All’inizio Ryan Air mi sembro’ il passaporto per il mondo, la via diretta e rapidissima per scorribande europee a costi sostenibili, la porta aperta ad un’ora da casa sull’irresistitibile dimensione del viaggio, nella quale luoghi immaginati si traducono in colori, odori, sapori e visi.
Poi Ryan Air comincio’ a socchiudere la porta: un aumento di qua, uno specchietto per le allodole di la’, un atterraggio in aperta campagna ad un’ora dal centro, una partenza ad orari inusitati. Mentre il costo del trasporto bagagli lievitava, la mia capacita’ di ridurre gli stessi si affinava sempre piu’, in un gioco di astuzie che svolge la stessa funzione del piede che cerca di tenere aperta la porta.
Ryan Air continua a stupirmi: i suoi aerei sono pieni, sempre piu’ simili a carri bestiame. Mi chiedo se di questi tempi di crisi i passeggeri non siano figuranti prezzolati. Ogni quarto d’ora, in volo, viene annunciata una vendita: sembra di essere in spiaggia circondata da vucumpra’. Le divise gialle e blu mi ricordano i colori di un supermercato e viste da vicino lasciano intuire la pochezza del taglio e del tessuto.
Salgo su un loro aereo felice perche’ viaggio ma consapevole che allo stesso costo posso avere di piu’ da altre compagnie. Spero seguano scrupolosamente le procedure di manutenzione e controllo: le statistiche giocano a favore. E considero il volo un male necessario e cerco di ignorare le scene penose della misurazione del bagaglio a mano, con conseguente estorsione legalizzata e pianti del passeggero ingenuo o finto furbo.
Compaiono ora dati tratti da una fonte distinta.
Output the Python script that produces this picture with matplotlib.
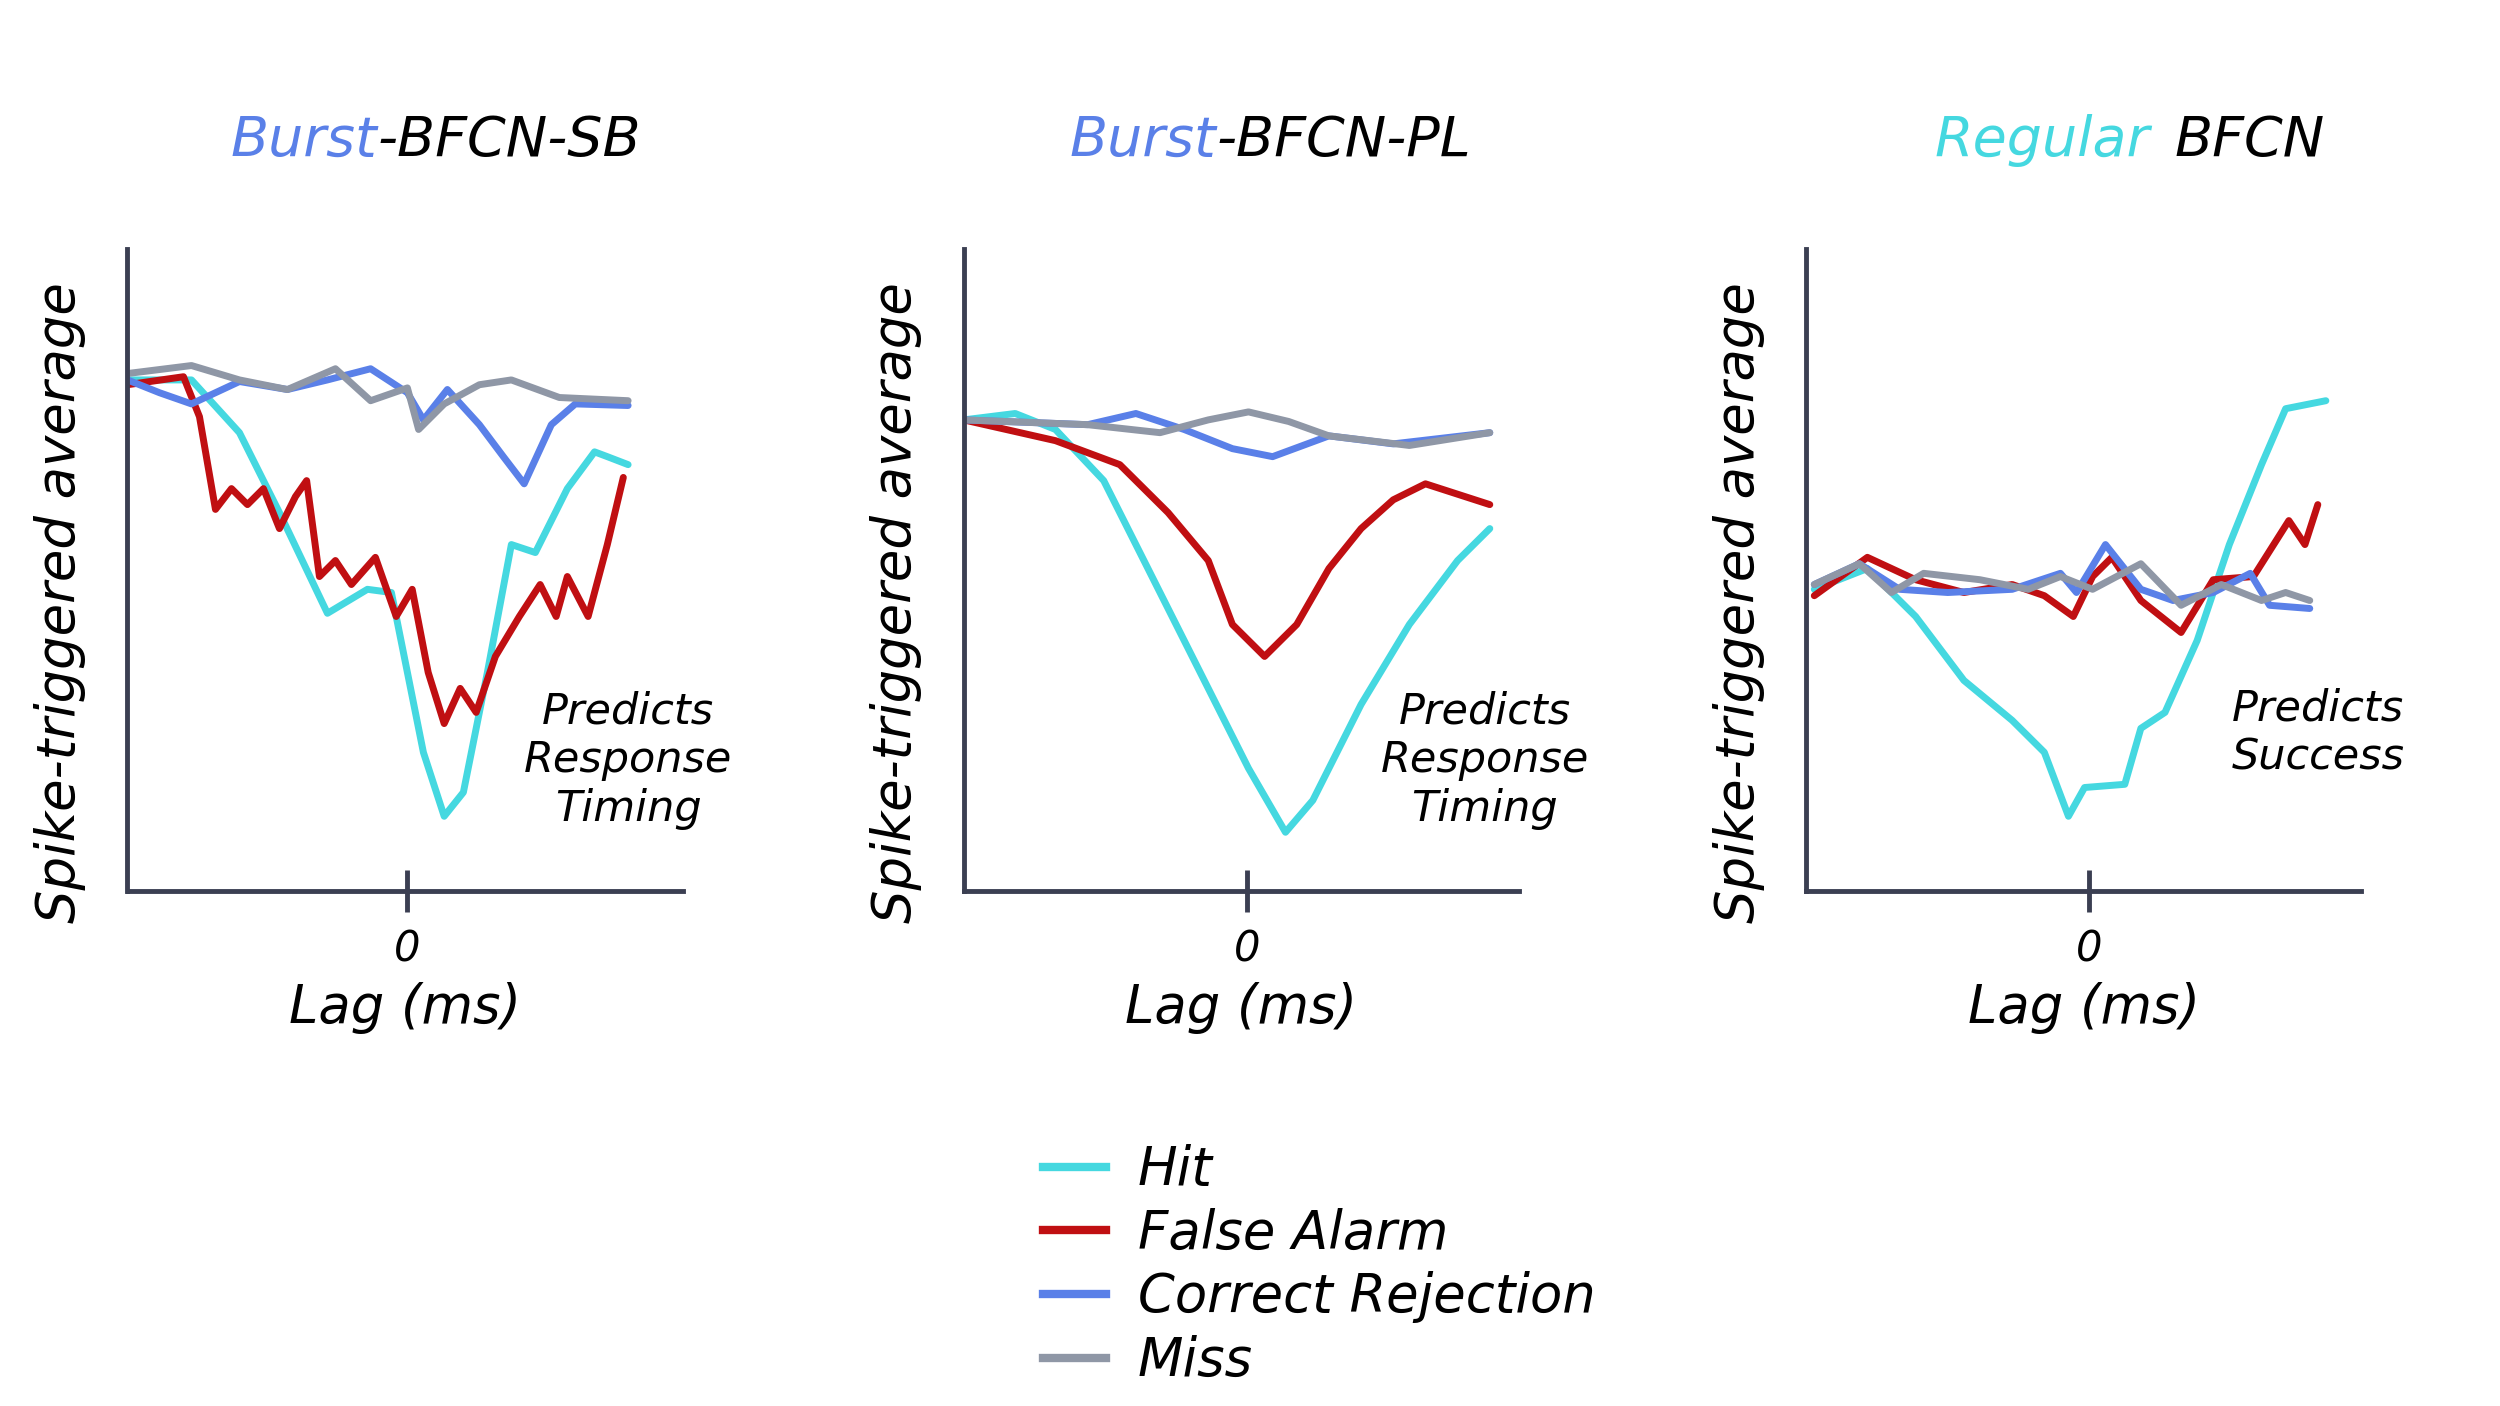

L’unica cosa che mi piace di Ryan Air e’ che ha completamente stravolto i criteri di scelta del personale di bordo: niente donne immagine, niente corpi con impossibili altezze al garrese, niente visi perfetti sotto strati di stucco.
Donne normali, insomma, come e’ giusto che sia. Basta che arrivino ad altezza cappelliere.